Adam of Bremen was invited by archbishop Adalbert of Bremen to come and write the history of Hamburg and of the Northern lands. Adam came to Bremen in 1068. There are no certain dates known, but he is believed to have come from Meissen (Latin Misnia) in Saxony.

Adam's works consist of four books, three on history and one on geography. He personally visited king Svend Estridson, who had knowledge of history and geography of the Northern lands. Adam of Bremen was the first European author to record Vinland in a land centuries later called America.

Bremen was a major trading town, and ships, traders and missionaries went from there to many different locations. The earlier archbishopric seat in Hamburg had been attacked and destroyed several times, and thereafter the sees of Hamburg and Bremen were combined for protection.

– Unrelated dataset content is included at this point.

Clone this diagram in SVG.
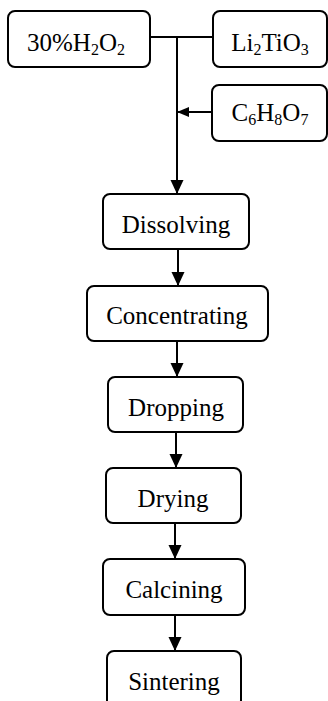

For three hundred years Hamburg, beginning with bishop Ansgar, then the Hamburg-Bremen archbishopric had been designated as the "Mission of the North" and had jurisdiction over all missions in Scandinavia, Northern Russia, Iceland and Greenland.

Then the archbishop of Hamburg-Bremen had a falling-out with the pope and in 1105 a separate archbishopric for the North was established in Lund.

Adam had based his works on Einhard, Cassiodorus and other earlier historians' accounts. By 1072 he had finished his work, known as the Gesta Hammaburgensis Ecclesiae Pontificum.